Poplar Culture

Tree People of Walla Walla recently received the following correspondence:

Thank you for the wonderful presentation about three magnificent trees in Walla Walla.  I love the gnarly bark

Gayle commented about how these trees grow rapidly to great height and girth.  She also had a lot to say about their intimate relationship with water sources, and how their presence was a good sign for the native peoples of the area.

For similar reasons, poplars were vital for the mummy people of the Tarim Basin, beginning four thousand years ago and continuing up till today, so much so that anthropologists and archeologists often refer to the culture of that mostly desert region as “poplar culture”.  So long as there was a trace of water in the otherwise sandy soil, the poplars could put down their roots and grow very quickly to full size.  Their wood was used for houses (windows, doors, roofs), fences, bridges, boats, bowls, buckets, combs, pins, statues….

Thanks, Gayle and Thomas, for the great tribute to these awe-inspiring specimens.

The letter came from Victor Mair, professor at the University of Pennsylvania and author of The Tarim Mummies, among many other volumes.
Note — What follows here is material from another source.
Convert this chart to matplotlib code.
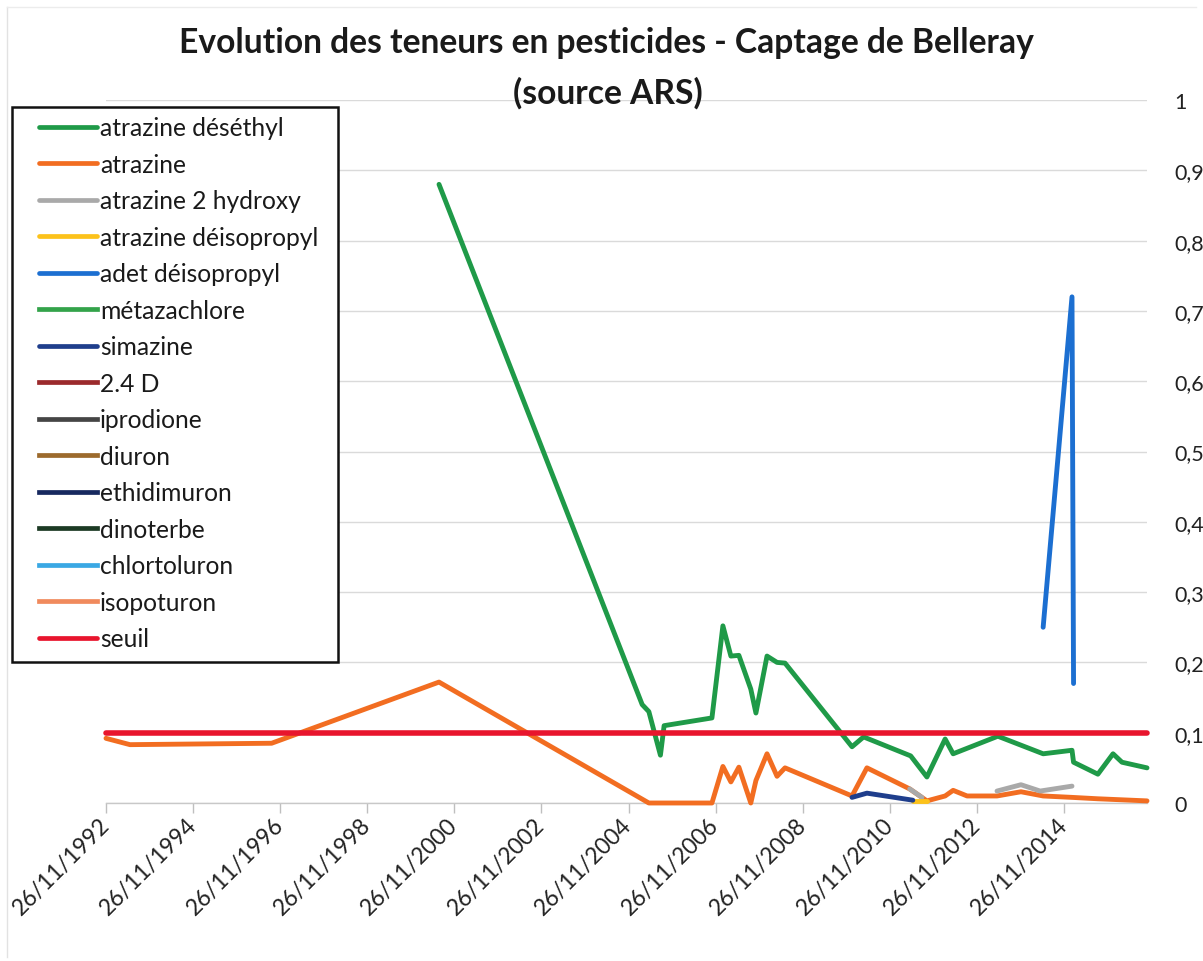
import matplotlib
matplotlib.use("Agg")
import matplotlib.pyplot as plt
import matplotlib.patches as mpatches
from matplotlib.lines import Line2D
import numpy as np
import pandas as pd

# ---------------- data ----------------
series_names = ["atrazine déséthyl", "atrazine", "atrazine 2 hydroxy", "atrazine déisopropyl",
                "adet déisopropyl", "métazachlore", "simazine", "2.4 D", "iprodione", "diuron",
                "ethidimuron", "dinoterbe", "chlortoluron", "isopoturon", "seuil"]

deseth_dates = ["2000-07-20", "2005-03-20", "2005-05-15", "2005-08-20", "2005-09-20", "2006-10-26",
                "2007-01-26", "2007-04-03", "2007-06-09", "2007-09-17", "2007-10-30", "2008-01-31",
                "2008-04-24", "2008-06-30", "2010-01-13", "2010-04-20", "2011-05-20", "2011-10-03",
                "2012-03-04", "2012-05-10", "2013-05-20", "2014-06-04", "2015-02-01", "2015-02-14",
                "2015-09-06", "2016-01-11", "2016-03-26", "2016-10-22"]
deseth_vals = [0.88, 0.14, 0.13, 0.068, 0.11, 0.121,
               0.252, 0.209, 0.21, 0.162, 0.128, 0.209,
               0.20, 0.199, 0.08, 0.094, 0.067, 0.037,
               0.091, 0.07, 0.095, 0.07, 0.075, 0.058,
               0.041, 0.07, 0.058, 0.05]

atr_dates = ["1992-11-26", "1993-06-15", "1996-09-15", "2000-07-20", "2005-05-15", "2006-10-26",
             "2007-01-26", "2007-04-03", "2007-06-09", "2007-09-17", "2007-10-30", "2008-01-31",
             "2008-04-24", "2008-06-30", "2010-01-13", "2010-05-18", "2011-05-12", "2011-10-03",
             "2012-03-04", "2012-05-10", "2012-09-04", "2013-05-13", "2013-11-30", "2014-06-04",
             "2015-02-01", "2015-09-06", "2016-10-22"]
atr_vals = [0.092, 0.083, 0.085, 0.172, 0.0, 0.0,
            0.052, 0.030, 0.051, 0.0, 0.032, 0.070,
            0.038, 0.050, 0.010, 0.050, 0.020, 0.003,
            0.010, 0.018, 0.010, 0.010, 0.016, 0.010,
            0.008, 0.006, 0.003]

hyd_dates = ["2011-05-12", "2011-08-22", "2012-06-01", "2013-05-13", "2013-11-30", "2014-05-10", "2015-02-01"]
hyd_vals = [0.020, 0.008, np.nan, 0.017, 0.026, 0.017, 0.024]

deiso_dates = ["2011-06-07", "2011-10-03"]
deiso_vals = [0.003, 0.003]

adet_dates = ["2014-06-04", "2015-02-01", "2015-02-14"]
adet_vals = [0.25, 0.72, 0.17]

sima_dates = ["2010-01-13", "2010-05-18", "2011-06-07"]
sima_vals = [0.008, 0.014, 0.004]

seuil_dates = ["1992-11-26", "2016-10-22"]
seuil_vals = [0.1, 0.1]

tick_dates = ["1992-11-26", "1994-11-26", "1996-11-26", "1998-11-26", "2000-11-26", "2002-11-26",
              "2004-11-26", "2006-11-26", "2008-11-26", "2010-11-26", "2012-11-26", "2014-11-26"]
tick_labels = ["26/11/1992", "26/11/1994", "26/11/1996", "26/11/1998", "26/11/2000", "26/11/2002",
               "26/11/2004", "26/11/2006", "26/11/2008", "26/11/2010", "26/11/2012", "26/11/2014"]
y_ticks = [0, 0.1, 0.2, 0.3, 0.4, 0.5, 0.6, 0.7, 0.8, 0.9, 1.0]
y_labels = ["0", "0,1", "0,2", "0,3", "0,4", "0,5", "0,6", "0,7", "0,8", "0,9", "1"]

colors = ["#1f9a48", "#f26d21", "#a9a9a9", "#fcc21b", "#1c6fd1", "#33a34a", "#1f3e8c",
          "#9b2a2c", "#454545", "#9c6a2c", "#17295f", "#1c3a24", "#3aa8e4", "#f08a5d", "#e8152d"]

series_data = {
    "atrazine déséthyl": (deseth_dates, deseth_vals),
    "atrazine": (atr_dates, atr_vals),
    "atrazine 2 hydroxy": (hyd_dates, hyd_vals),
    "atrazine déisopropyl": (deiso_dates, deiso_vals),
    "adet déisopropyl": (adet_dates, adet_vals),
    "simazine": (sima_dates, sima_vals),
    "seuil": (seuil_dates, seuil_vals),
}

# ---------------- figure ----------------
W, H = 1203, 962
FONT = "Lato"
fig = plt.figure(figsize=(W / 100, H / 100), dpi=100)
fig.patch.set_facecolor("white")

# faint chart-area border (left and top edges visible in the scan)
fig.add_artist(Line2D([7 / W, 7 / W], [1 - 958 / H, 1 - 8 / H], transform=fig.transFigure,
                      color="#e2e2e2", lw=1.0, zorder=0))
fig.add_artist(Line2D([7 / W, 1196 / W], [1 - 8 / H, 1 - 8 / H], transform=fig.transFigure,
                      color="#ececec", lw=1.0, zorder=0))

ax_l, ax_r, ax_t, ax_b = 106, 1147, 101, 804
ax = fig.add_axes([ax_l / W, 1 - ax_b / H, (ax_r - ax_l) / W, (ax_b - ax_t) / H])
ax.patch.set_alpha(0)

handles = []
for i, name in enumerate(series_names):
    lw = 4.0 if name == "seuil" else 3.5
    if name in series_data:
        d, v = series_data[name]
        ln, = ax.plot(pd.to_datetime(d), v, color=colors[i], lw=lw, label=name,
                      solid_capstyle="round", solid_joinstyle="round", clip_on=False, zorder=3 + i)
    else:
        ln, = ax.plot([], [], color=colors[i], lw=lw, label=name)
    handles.append(ln)

ax.set_xlim(pd.Timestamp(seuil_dates[0]), pd.Timestamp(seuil_dates[-1]))
ax.set_ylim(0, 1)

ax.set_xticks(pd.to_datetime(tick_dates))
ax.set_xticklabels(tick_labels, rotation=45, ha="right", va="center",
                   rotation_mode="anchor", fontsize=16.5, family=FONT, color="#222222")
ax.tick_params(axis="x", length=7, width=1, color="#bfbfbf", pad=6)

ax.yaxis.tick_right()
ax.set_yticks(y_ticks)
ax.set_yticklabels(y_labels, fontsize=15.5, family=FONT, color="#222222")
ax.tick_params(axis="y", length=0, pad=20)
ax.yaxis.grid(True, color="#dadada", lw=1.0)
ax.set_axisbelow(True)
for s in ["top", "left", "right"]:
    ax.spines[s].set_visible(False)
ax.spines["bottom"].set_color("#c8c8c8")
ax.spines["bottom"].set_linewidth(1.0)

# ---------------- title ----------------
fig.canvas.draw()
renderer = fig.canvas.get_renderer()

t1 = fig.text(606 / W, 1 - 43 / H, "Evolution des teneurs en pesticides - Captage de Belleray",
              ha="center", va="center", fontweight="bold", family=FONT, fontsize=24, color="#1a1a1a")
wb = t1.get_window_extent(renderer).width
tfs = 24 * 857 / wb
t1.set_fontsize(tfs)
t2 = fig.text(608 / W, 1 - 93 / H, "(source ARS)", ha="center", va="center",
              fontweight="bold", family=FONT, fontsize=tfs, color="#1a1a1a")

# ---------------- legend ----------------
tmp = fig.text(0, 0, "atrazine déisopropyl", family=FONT, fontsize=17)
lfs = 17 * 218 / tmp.get_window_extent(renderer).width
tmp.remove()
em = lfs * 100 / 72

box = mpatches.Rectangle((12 / W, 1 - 663 / H), 326 / W, 555 / H, transform=fig.transFigure,
                         facecolor="white", edgecolor="#111111", lw=1.8, zorder=2)
fig.patches.append(box)


def make_legend(ls, top):
    lg = fig.legend(handles, series_names, loc="upper left", bbox_to_anchor=(39 / W, 1 - top / H),
                    frameon=False, borderpad=0, borderaxespad=0, handlelength=58 / em,
                    handletextpad=3 / em, labelspacing=ls, prop={"family": FONT, "size": lfs})
    lg.set_zorder(5)
    for t in lg.get_texts():
        t.set_color("#1a1a1a")
    for l in lg.get_lines():
        l.set_linewidth(3.4)
    return lg


ls = 0.4
top = 115
leg = make_legend(ls, top)
fig.canvas.draw()
tx = leg.get_texts()
c0 = tx[0].get_window_extent(renderer)
cN = tx[-1].get_window_extent(renderer)
pitch = ((c0.y0 + c0.y1) / 2 - (cN.y0 + cN.y1) / 2) / 14
ls = ls + (36.5 - pitch) / em
leg.remove()
leg = make_legend(ls, top)
fig.canvas.draw()
c0 = leg.get_texts()[0].get_window_extent(renderer)
cy = H - (c0.y0 + c0.y1) / 2
top = top + (129 - cy)
leg.remove()
leg = make_legend(ls, top)

fig.savefig("out.png", dpi=100, facecolor="white")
His letter was written in response to the video presentation below:

Country Trees in the City, August 2020

These three trees are the remnants of a row of at least seven giant black cottonwoods on Penrose.

After making the video Tree People learned from a local resident that the trees were slated for removal in 2020 as part an infrastructure upgrade. The project was delayed and the removal is now slated for the summer of 2021.